De heer VAN DER WESTERLAKEN is het met de voorzitter eens dat
inspraak meer omvat dan alleen informatieverstrekking zoals hij hier
voor heeft aangegeven. Hij is bovendien van mening dat de burger ook
invloed behoort te hebben op de gemeentelijke beleidsvoornemens.
De VOORZITTER antwoordt daarop dat dit gebeurt door weging van
de kenbaar gemaakte argumenten. Het blijft echter inspraak en de besluit
vorming ligt niet bij de insprekers maar bij het gemeentebestuur.
De heer PLATZBEECKER stelt dat de voorzitter reeds aangeeft dat
bepaalde beslissingen wellicht Arobable zijn. Hij vraagt zich af of ook
de bezwaarschriftencommissie uit de Raad daarin een funktie zal krijgen.
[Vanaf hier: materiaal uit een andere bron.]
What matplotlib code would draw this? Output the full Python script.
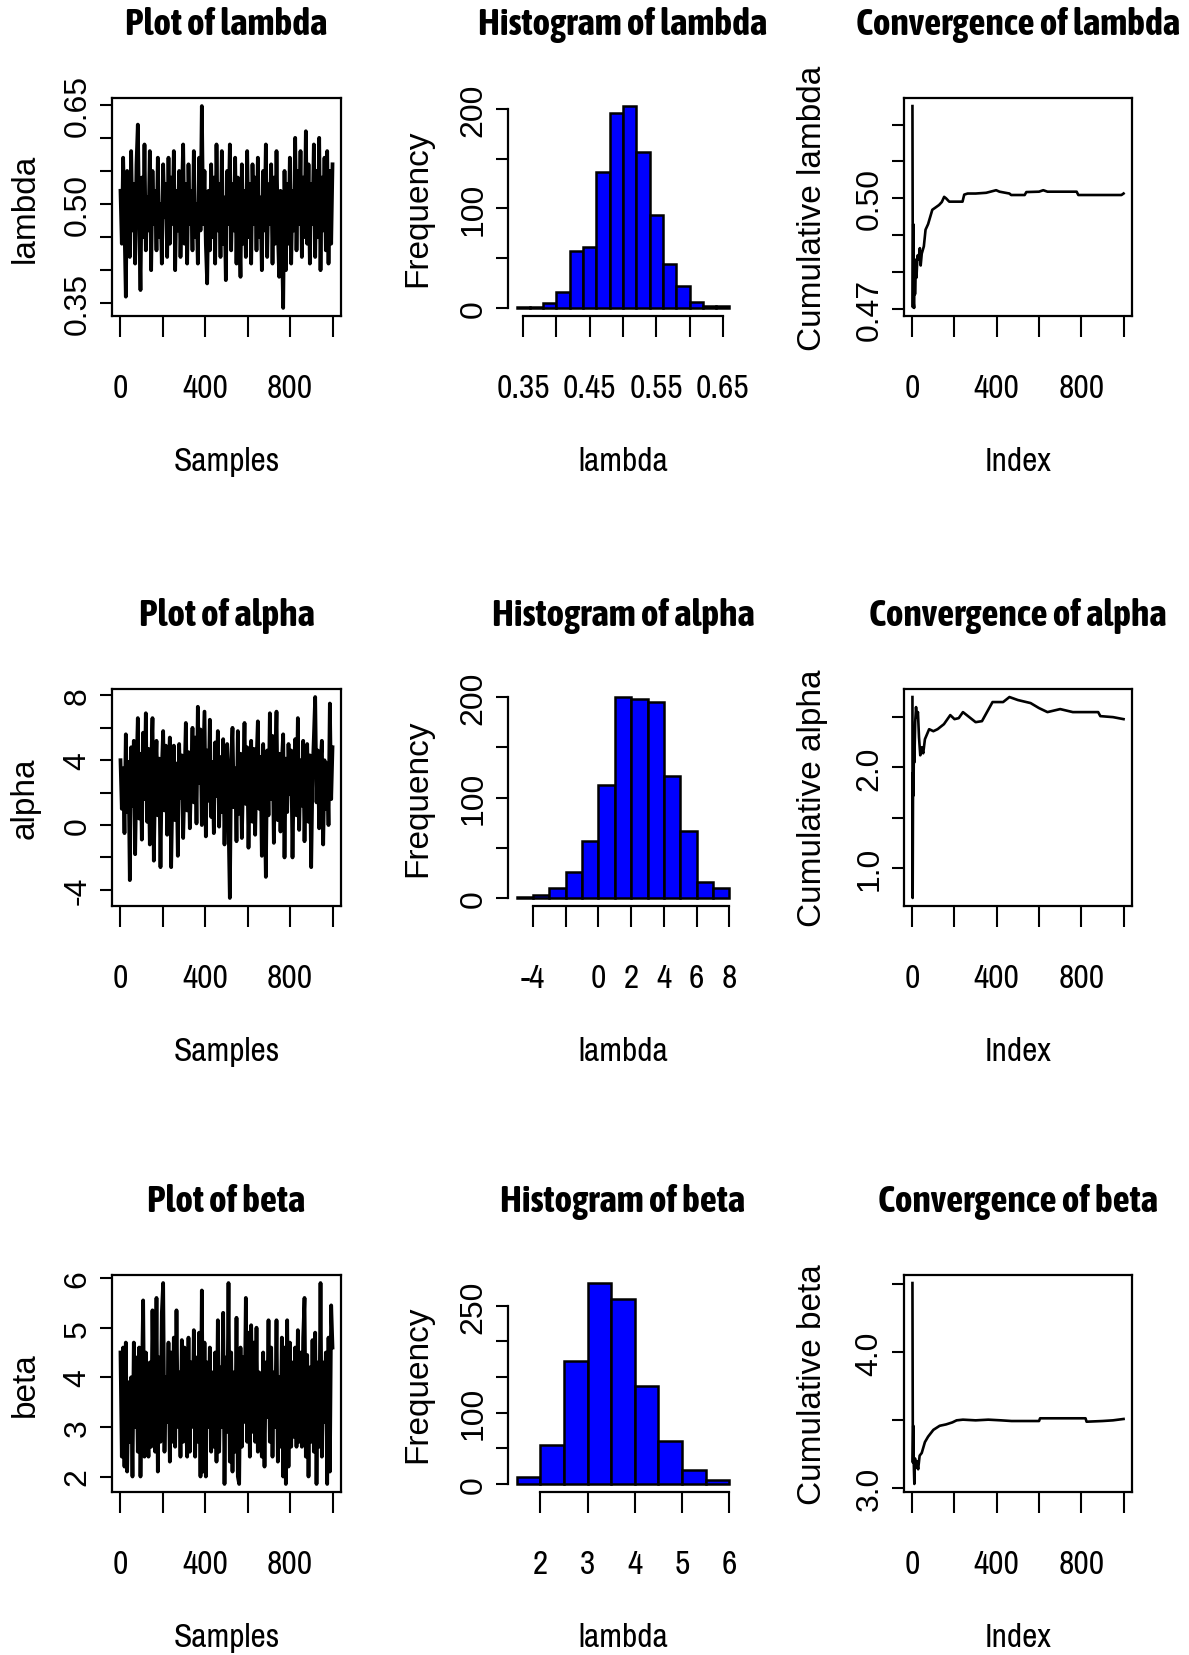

De VOORZITTER antwoordt dat die positie dezelfde zal zijn als
bij de procedure rond de bestemmingsplannen; geen zelfstandig rechtsorgaan
maar een adviescommissie aan de Raad.
Hierna wordt zonder hoofdelijke stemming besloten zoals op de
agenda is voorgesteld.
15a. VOORSTEL TOT VASTSTELLING VAN EEN VOORBEREIDINGSBESLUIT
VOOR ENKELE PERCELEN AAN DE KERZELSEWEG TE GALDER EN DE
HONDSDONKSEWEG TE ULVENHOUT.
Bij de heer WILLEMSEN is de vraag gerezen of de gemeente gehouden
was een bouwvergunning te verlenen wanneer nog voor deze raadsvergadering
een aanvraag om bouwvergunning voor het desbetreffende perceel aan de
Kerzelseweg was ingediend. Ook in dit geval is hij van mening dat het
ter inzage liggende kaartmateriaal niet de gewenste duidelijkheid verschaft.
De VOORZITTER zet uiteen dat wanneer er een week voor deze ver
gadering een aanvrage voor een bouwvergunning voor een burgerwoning ter
plaatse zou zijn ingediend deze nog niet verleend had behoeven te worden
omdat het bestemmingsplan Buitengebied nog niet onherroepelijk is vast
gesteld. Het ligt nog bij de Kroon en het kan nog wel een jaar duren
voordat het bestemmingsplan Buitengebied definitief zal zijn vastgesteld.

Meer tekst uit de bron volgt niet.